Now you may be thinking, “this pigmentation stuff is interesting, but what about other systems in biology?”
Well, one thing Stephen studies in NKS, is the shape of different organisms. In particular, he looks at the shapes of different leaves in the plant kingdom.
And what he finds is that the variation and complexity of leaf shape, can be also be modeled by changes to simple programs, in this case, substitution programs with slightly different branching radii:
He then uses similar ideas to study animal growth and shape, in particular looking at the shapes of various shells. But the point is that much like pigmentation, the observed variance and complexity in organism shape can mostly be explained not by natural selection, but rather by small changes in the underlying rules of simple programs.

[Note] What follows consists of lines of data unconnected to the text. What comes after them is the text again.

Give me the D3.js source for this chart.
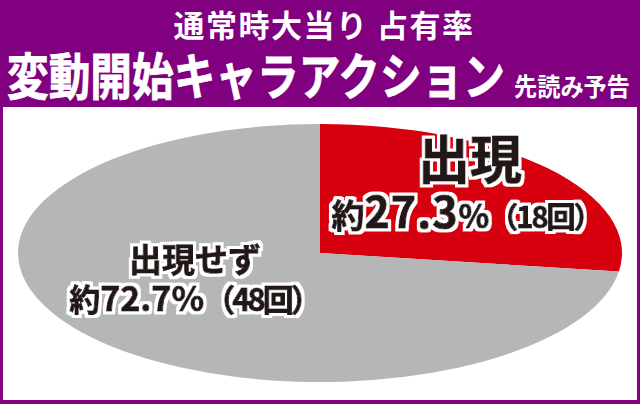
<!DOCTYPE html>
<html><head><meta charset="utf-8">
<script src="https://cdn.jsdelivr.net/npm/d3@7/dist/d3.min.js"></script>
<style>
html,body{margin:0;padding:0;background:#800080;}
svg{display:block;}
text{font-family:"Noto Sans CJK JP","Noto Sans",sans-serif;font-weight:bold;}
</style></head>
<body>
<svg id="c" width="640" height="404"></svg>
<script>
const titleLine1 = "通常時大当り 占有率";
const titleMain = "変動開始キャラアクション";
const titleSub = "先読み予告";
const categories = ["出現", "出現せず"];
const values = [27.3, 72.7];
const counts = [18, 48];
const colors = ["#d7000f", "#b5b6b8"];

const svg = d3.select("#c");
const defs = svg.append("defs");
const f = defs.append("filter").attr("id","halo").attr("x","-10%").attr("y","-20%").attr("width","120%").attr("height","140%");
f.append("feMorphology").attr("in","SourceAlpha").attr("operator","dilate").attr("radius",3).attr("result","d");
f.append("feFlood").attr("flood-color","#fff").attr("result","w");
f.append("feComposite").attr("in","w").attr("in2","d").attr("operator","in").attr("result","h");
const m = f.append("feMerge");
m.append("feMergeNode").attr("in","h");
m.append("feMergeNode").attr("in","SourceGraphic");

svg.append("rect").attr("width",640).attr("height",404).attr("fill","#800080");
svg.append("rect").attr("x",3).attr("y",107).attr("width",634).attr("height",293).attr("fill","#ffffff");

svg.append("text").attr("x",324).attr("y",37).attr("text-anchor","middle")
  .attr("fill","#fff").attr("font-size",31).attr("letter-spacing",1.5).text(titleLine1);

// main title: fit to 498px width by horizontal scaling
const mainT = svg.append("text").attr("fill","#fff")
  .attr("stroke","#fff").attr("stroke-width",0.8)
  .attr("font-size",50).text(titleMain);
const mw = mainT.node().getComputedTextLength();
mainT.attr("transform",`translate(7,95) scale(${498/mw},1)`);
const subT = svg.append("text").attr("fill","#fff").attr("font-size",25).text(titleSub);
const sw = subT.node().getComputedTextLength();
subT.attr("transform",`translate(514,96) scale(${116/sw},1)`);

const cx = 320, cy = 253, rx = 302, ry = 129;
const data = categories.map((c,i)=>({cat:c, value:values[i], count:counts[i], color:colors[i]}));
const pie = d3.pie().sort(null).value(d=>d.value);
const arc = d3.arc().innerRadius(0).outerRadius(rx);
const g = svg.append("g").attr("transform",`translate(${cx},${cy}) scale(1,${ry/rx})`);
g.selectAll("path").data(pie(data)).join("path").attr("d",arc).attr("fill",d=>d.data.color);

const fmt = d3.format(".1f");
function label(x, y, parts){
  const t = svg.append("text").attr("x",x).attr("y",y).attr("text-anchor","middle")
    .attr("fill","#231815").attr("stroke","#231815").attr("stroke-width",1)
    .attr("stroke-linejoin","round").attr("filter","url(#halo)");
  parts.forEach(p=>{
    const s = t.append("tspan").attr("font-size",p.size).text(p.text);
    if(p.ls!=null) s.attr("letter-spacing",p.ls);
  });
}
const d0 = data[0], d1 = data[1];
label(470, 179, [{text:d0.cat, size:52}]);
label(466, 228, [
  {text:"約", size:33},
  {text:fmt(d0.value), size:43, ls:1},
  {text:"%", size:32},
  {text:`（${d0.count}回）`, size:29, ls:-2}
]);
label(195, 272, [{text:d1.cat, size:33}]);
label(194, 311, [
  {text:"約", size:31},
  {text:fmt(d1.value)+"%", size:34},
  {text:`（${d1.count}回）`, size:31, ls:-3}
]);
</script>
</body></html>
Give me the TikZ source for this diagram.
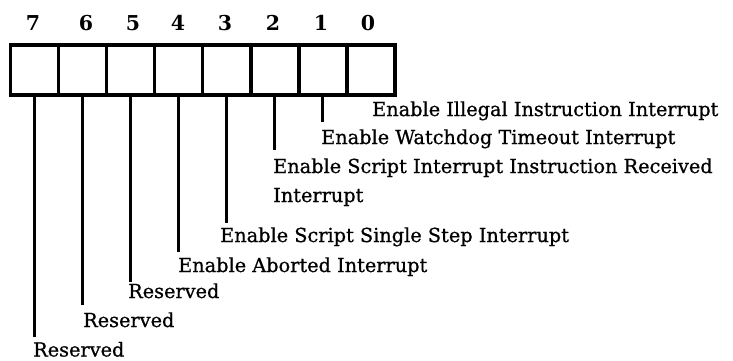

To summarize the biological claims of NKS, we can imagine two views on biology. The first view, is that biological systems start as this simple goop. And evolution, is an adept and sober “sculptor”, meticulously removing bits of goop into these very specific shapes and patterns, that are chosen, because they are somehow more fit.
An alternative view, is that instead, biological systems, from the start are this complex amalgamation of parts that are capable of a wide range of different behaviors. And evolution is like a drunk, blindfolded sculptor, that is just doing its best to keep the biological systems from devolving into chaos.
In the first “sober sculptor model”, the causality lies with evolution, and the observed phenomena can be traced back to natural selection. In the second “drunk sculptor model”, the causality mostly lies with the systems, and biological phenomena can be explained mostly by modeling the physical systems.
Especially when New Kind of Science was published, the sober sculptor view was popular among biologists, and so Stephen made a point to emphasize the drunk sculptor view.
To be clear though, even in the drunk sculptor view, evolution does have some effect, and Stephen is not saying that it doesn’t. But the crucial point, is its effects will be high-level and the intricate details of biological systems can better be explained by computational irreducibility then by natural selection.
In NKS though, Stephen did not actually have a minimal model for the evolution of adaptive systems. He touched on it with the constraint satisfaction problems, but critically, this was only really modeling the process of pigmentation, and there was no clear picture of a “computational organism”.
In recent times, Stephen has made progress on this front, and it is the critical new element in his view on biology.